Money Savvy


Apr 08 2007

An Overview of a Hybrid Mortgage Loan

Published by Jennifer at 3:38 pm under Mortgage Loans

When it comes to mortgage loans, there are so many different products that a borrower must be vigilant in learning all the terms in order to avoid getting trapped in a loan not suitable for them.  Some less than scrupulous lenders will go to great lengths to secure a mortgage loan with a borrower that isn’t fully explained in detail. They do this in hopes that the borrower will not realize the true gist of the loan until the papers have already been signed.  Although these types of lenders are in the vast minority they do exist, so it is imperative for borrowers to read all the documents closely and ask as many questions as they need to until they understand the terms of the loan inside and out.

There are different types of hybrid mortgage loans, but the essential concept of a hybrid mortgage loan is that there is a balloon payment involved.  Sure, “balloon payment” sounds reasonable enough…after all, how bad could something be that is named after something so fun?

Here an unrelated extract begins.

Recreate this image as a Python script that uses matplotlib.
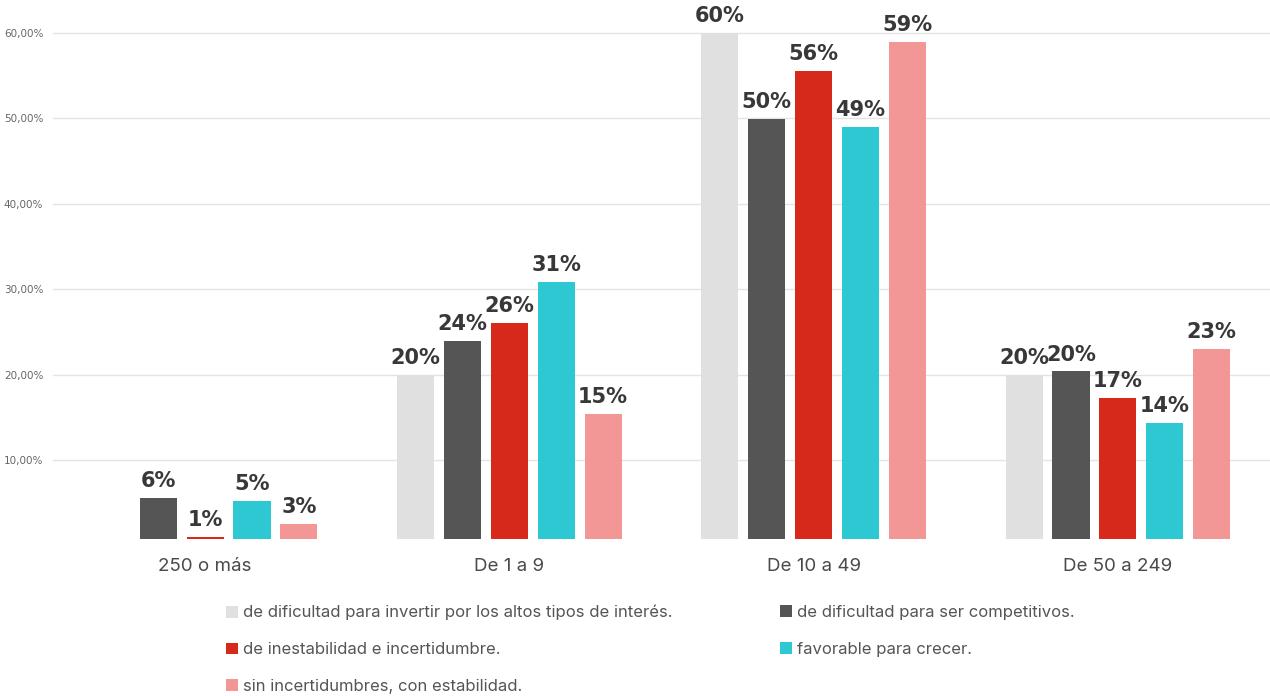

The truth of the matter is that a balloon payment is a rather effective way of forcing many borrowers to refinance mortgages, oftentimes at higher interest rates.

A balloon payment means that at some predetermined point in the mortgage the entire remaining balance of the loan will be due in full.  The predetermined point is not at the end of the loan either, but rather it can be as early as seven years or later.  So although the loan is amortized over a long term, perhaps fifteen or thirty years, the sum of the balance will come due before the full term of the loan.  The borrower will make payments as though the loan was due in fifteen or thirty years, but then at the predetermined time the loan either needs to be paid off or refinanced. 

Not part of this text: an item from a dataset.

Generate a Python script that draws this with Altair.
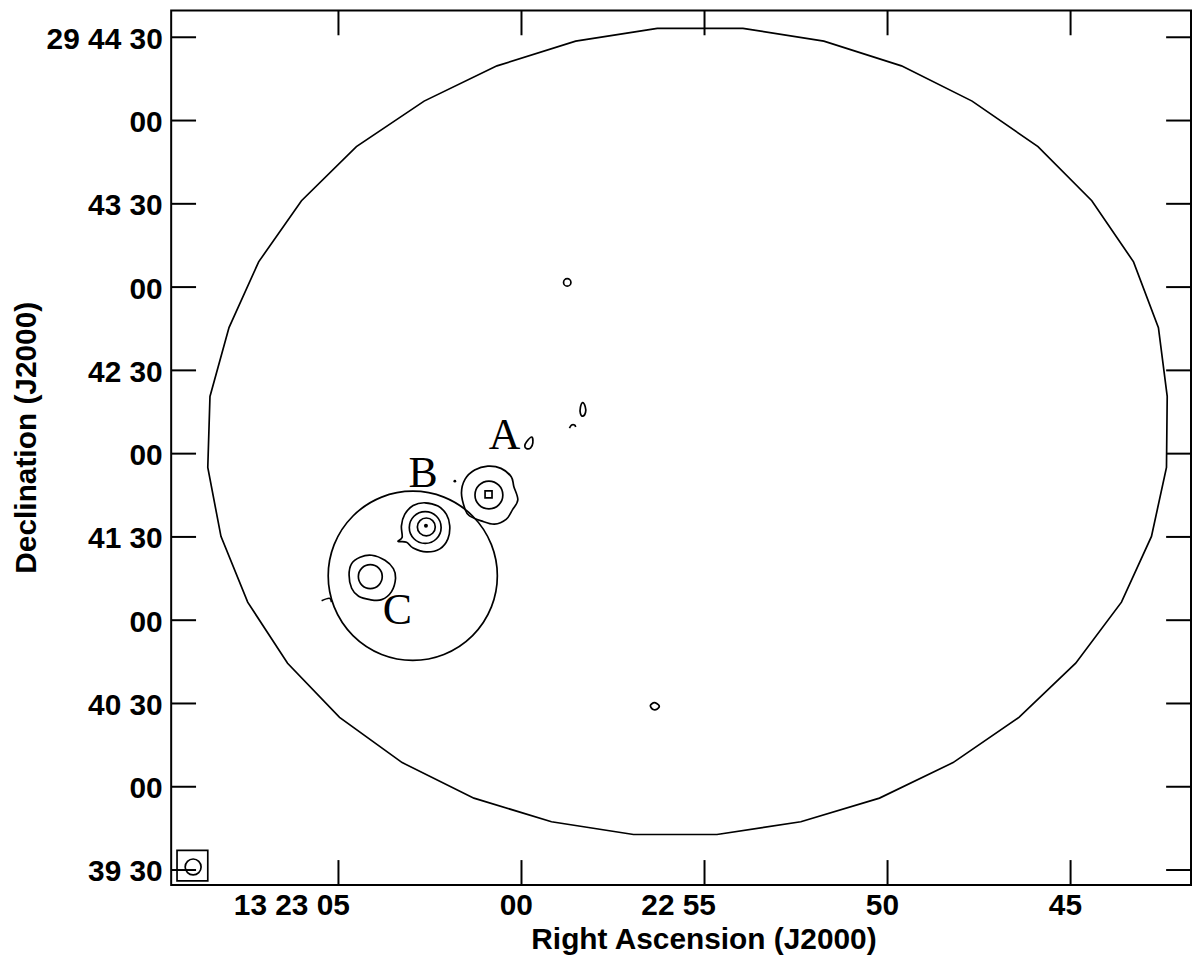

Ideally, a borrower should be fully aware that the loan will come due in full earlier than the amortized period and be prepared to react accordingly.  Imagine the panic for a borrower, however, if they are unclear regarding the terms of the loan and suddenly realize their entire balance is coming due twenty years before they thought it would be.

Why do lenders offer these sorts of loans? For some borrowers, a balloon payment can be a good idea in theory if they know they will not be in the home for very long.  Some lenders will offer balloon payment loans with attractive interest rates to lure borrowers in.  Other times, balloon payment loans are offered by lending institutions to decrease business for a certain product that they do not necessarily want to handle.  Some credit unions, for example, offer a balloon payment loan with very high interest rates for investment properties.  Not many of the customers even bother applying for this sort of loan through the credit union once the terms are explained, but the credit union can at least claim that they do offer loans for investment properties in case anyone asks. 

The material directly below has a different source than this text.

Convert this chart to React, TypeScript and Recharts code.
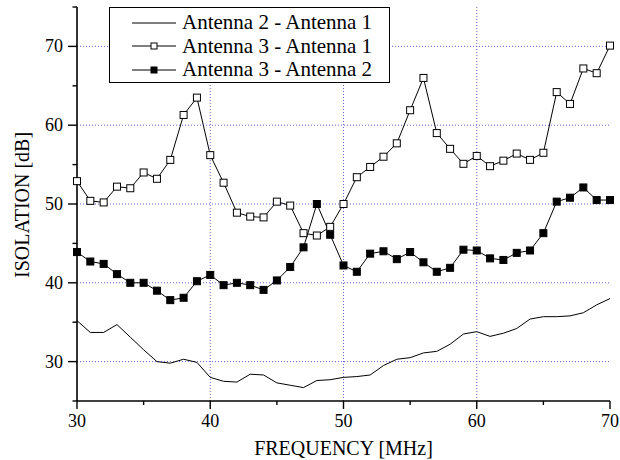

The danger in taking on a balloon payment is that borrowers never really know for sure what the future will hold.  Suppose a family decides on a balloon payment because they anticipate staying in a home for no more than three years, but then the family falls in love with the home or maybe is offered a great job in the area and they decide to not move after all.  If interest rates have risen significantly from when the loan was originally written then the family is in the position to have to refinance the loan at a higher interest rate unless they have the means to pay off the balance of the loan when it comes due.  Not many families have that sort of cash sitting in the bank.

It is best to stay away from any sort of mortgage loan which is written based on the intent to refinance or move within a specific amount of years.  Life is predictably unpredictable, and guessing where you will be five or seven years from now can be a tricky game.  Try to avoid taking on a balloon payment if at all possible, and be sure to review every single piece of documentation handed to you by your lender to make sure you aren’t being given this sort of loan without your knowledge.